I am learning that healing does not mean I never get triggered. It means I stop handing my triggers the steering wheel. It means I pause long enough to ask, “Is this what is happening now, or is this what happened then?” It means I can say, “I am scared,” instead of starting a fire just to prove I can survive the heat.

I am learning that accountability is not self-punishment. It is self-respect.

So I want to say this clearly: I am sorry for the ways I let my fear speak louder than my love. I am sorry for the moments I made you responsible for pain you did not create. I am sorry for letting my protection become distance, my anxiety become accusation, my sadness become something sharp.

And I also want to honor the part of me that was only trying to stay safe.

She was not bad. She was bruised.

She had loved before and lost pieces of herself in the process. She had learned to scan for danger, to read silence as rejection, to brace for disappointment before it arrived. She did not know that peace could be trusted. She did not know that a disagreement did not have to mean abandonment.

Maybe that is what we are both learning.

How to stay present when the old stories rise.

How to tell the truth before resentment writes it for us.

How to hold each other without making each other carry everything.

How to be powerful in love, not by winning, not by withdrawing, not by proving who hurt more, but by choosing honesty when pride would rather hide.

That day on the grass, I wanted you to break the silence.

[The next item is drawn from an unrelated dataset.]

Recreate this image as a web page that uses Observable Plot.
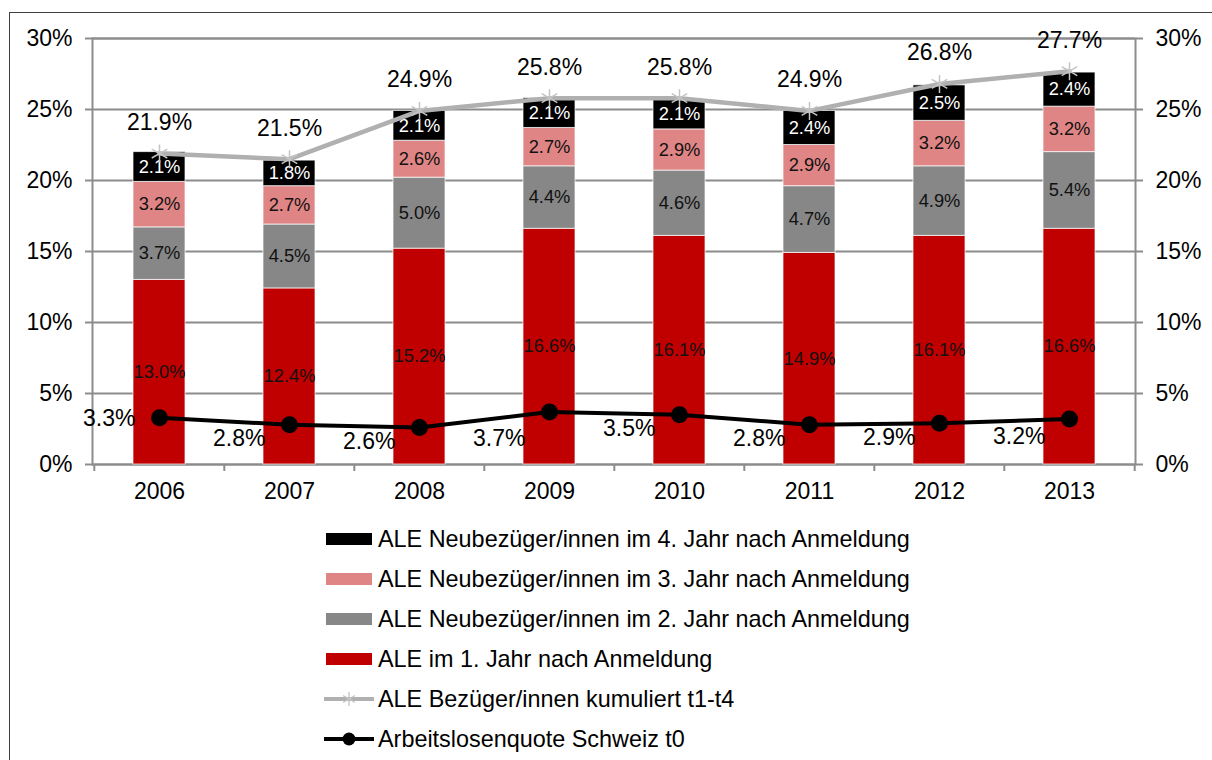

I wanted you to reach for me. I wanted you to know exactly what I needed without making me say it.

But now I see that love cannot grow inside secret tests.

Love grows where we are willing to speak plainly. Where we can say, “This hurt me.” Where we can say, “I was wrong.” Where we can say, “I am still learning how to be loved without running.”

I do not know what Venice will become for us now. Maybe it will still be beautiful. Maybe it will be complicated. Maybe it will ask us to walk slowly, to forgive gently, to stop expecting a city to heal what only truth can touch.

But I know this: I do not want to bring the old version of myself there without awareness. I do not want to keep confusing intensity with connection. I do not want to turn love into a courtroom where we both stand trial for the past.

I want to meet you with more softness and more courage.

I want to take responsibility without losing tenderness for myself.

I want to remember that the grass, the tears, the silence, and the fault were not the end of the story. They were an invitation. Painful, yes. But honest. And maybe honesty is the first bridge we have to cross before we ever make it to Venice.

So this is my open letter to you.

To the man who went quiet.

To the woman in me who cried.

To the love that got tangled in fear.

I am listening now.

And I am willing to learn a better way.